** START Data in this exercise **

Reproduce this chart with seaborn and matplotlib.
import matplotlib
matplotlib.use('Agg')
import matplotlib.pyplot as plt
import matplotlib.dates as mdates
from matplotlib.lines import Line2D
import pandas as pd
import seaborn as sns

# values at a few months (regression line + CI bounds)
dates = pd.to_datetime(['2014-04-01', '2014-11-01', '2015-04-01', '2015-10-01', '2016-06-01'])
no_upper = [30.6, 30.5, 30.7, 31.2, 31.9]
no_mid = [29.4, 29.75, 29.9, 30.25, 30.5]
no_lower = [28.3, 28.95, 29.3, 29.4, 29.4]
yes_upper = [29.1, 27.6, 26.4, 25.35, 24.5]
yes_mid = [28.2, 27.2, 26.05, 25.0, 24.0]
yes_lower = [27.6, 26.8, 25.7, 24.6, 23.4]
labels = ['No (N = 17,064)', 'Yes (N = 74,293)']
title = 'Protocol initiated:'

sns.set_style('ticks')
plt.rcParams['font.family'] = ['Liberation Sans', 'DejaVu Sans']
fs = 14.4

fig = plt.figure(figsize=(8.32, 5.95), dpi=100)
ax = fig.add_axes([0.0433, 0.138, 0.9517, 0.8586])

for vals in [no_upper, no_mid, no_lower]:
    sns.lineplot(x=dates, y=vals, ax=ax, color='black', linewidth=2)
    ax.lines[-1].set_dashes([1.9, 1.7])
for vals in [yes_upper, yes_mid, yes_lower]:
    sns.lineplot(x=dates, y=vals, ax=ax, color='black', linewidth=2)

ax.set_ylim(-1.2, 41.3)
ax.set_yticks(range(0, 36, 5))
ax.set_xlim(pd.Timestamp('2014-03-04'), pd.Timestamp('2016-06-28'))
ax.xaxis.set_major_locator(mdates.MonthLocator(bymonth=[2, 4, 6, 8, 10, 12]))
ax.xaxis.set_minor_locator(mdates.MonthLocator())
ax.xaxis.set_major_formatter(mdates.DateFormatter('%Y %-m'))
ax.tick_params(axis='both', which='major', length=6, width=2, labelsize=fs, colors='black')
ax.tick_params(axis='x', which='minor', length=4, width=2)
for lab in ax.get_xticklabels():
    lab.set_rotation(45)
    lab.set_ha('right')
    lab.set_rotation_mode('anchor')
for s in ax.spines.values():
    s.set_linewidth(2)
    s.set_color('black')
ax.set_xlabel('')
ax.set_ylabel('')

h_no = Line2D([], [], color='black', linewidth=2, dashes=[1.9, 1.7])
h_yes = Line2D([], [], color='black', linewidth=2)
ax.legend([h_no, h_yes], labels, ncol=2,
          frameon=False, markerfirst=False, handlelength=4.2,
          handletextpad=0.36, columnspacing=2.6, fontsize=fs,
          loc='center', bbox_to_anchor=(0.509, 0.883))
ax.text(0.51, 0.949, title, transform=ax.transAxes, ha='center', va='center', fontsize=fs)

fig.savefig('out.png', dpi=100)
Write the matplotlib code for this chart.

** END Data in this exercise **

All of the lines above need to be given again exactly.

Reproduce this chart with seaborn and matplotlib.
import matplotlib
matplotlib.use('Agg')
import matplotlib.pyplot as plt
import matplotlib.dates as mdates
from matplotlib.lines import Line2D
import pandas as pd
import seaborn as sns

# values at a few months (regression line + CI bounds)
dates = pd.to_datetime(['2014-04-01', '2014-11-01', '2015-04-01', '2015-10-01', '2016-06-01'])
no_upper = [30.6, 30.5, 30.7, 31.2, 31.9]
no_mid = [29.4, 29.75, 29.9, 30.25, 30.5]
no_lower = [28.3, 28.95, 29.3, 29.4, 29.4]
yes_upper = [29.1, 27.6, 26.4, 25.35, 24.5]
yes_mid = [28.2, 27.2, 26.05, 25.0, 24.0]
yes_lower = [27.6, 26.8, 25.7, 24.6, 23.4]
labels = ['No (N = 17,064)', 'Yes (N = 74,293)']
title = 'Protocol initiated:'

sns.set_style('ticks')
plt.rcParams['font.family'] = ['Liberation Sans', 'DejaVu Sans']
fs = 14.4

fig = plt.figure(figsize=(8.32, 5.95), dpi=100)
ax = fig.add_axes([0.0433, 0.138, 0.9517, 0.8586])

for vals in [no_upper, no_mid, no_lower]:
    sns.lineplot(x=dates, y=vals, ax=ax, color='black', linewidth=2)
    ax.lines[-1].set_dashes([1.9, 1.7])
for vals in [yes_upper, yes_mid, yes_lower]:
    sns.lineplot(x=dates, y=vals, ax=ax, color='black', linewidth=2)

ax.set_ylim(-1.2, 41.3)
ax.set_yticks(range(0, 36, 5))
ax.set_xlim(pd.Timestamp('2014-03-04'), pd.Timestamp('2016-06-28'))
ax.xaxis.set_major_locator(mdates.MonthLocator(bymonth=[2, 4, 6, 8, 10, 12]))
ax.xaxis.set_minor_locator(mdates.MonthLocator())
ax.xaxis.set_major_formatter(mdates.DateFormatter('%Y %-m'))
ax.tick_params(axis='both', which='major', length=6, width=2, labelsize=fs, colors='black')
ax.tick_params(axis='x', which='minor', length=4, width=2)
for lab in ax.get_xticklabels():
    lab.set_rotation(45)
    lab.set_ha('right')
    lab.set_rotation_mode('anchor')
for s in ax.spines.values():
    s.set_linewidth(2)
    s.set_color('black')
ax.set_xlabel('')
ax.set_ylabel('')

h_no = Line2D([], [], color='black', linewidth=2, dashes=[1.9, 1.7])
h_yes = Line2D([], [], color='black', linewidth=2)
ax.legend([h_no, h_yes], labels, ncol=2,
          frameon=False, markerfirst=False, handlelength=4.2,
          handletextpad=0.36, columnspacing=2.6, fontsize=fs,
          loc='center', bbox_to_anchor=(0.509, 0.883))
ax.text(0.51, 0.949, title, transform=ax.transAxes, ha='center', va='center', fontsize=fs)

fig.savefig('out.png', dpi=100)
Write the matplotlib code for this chart.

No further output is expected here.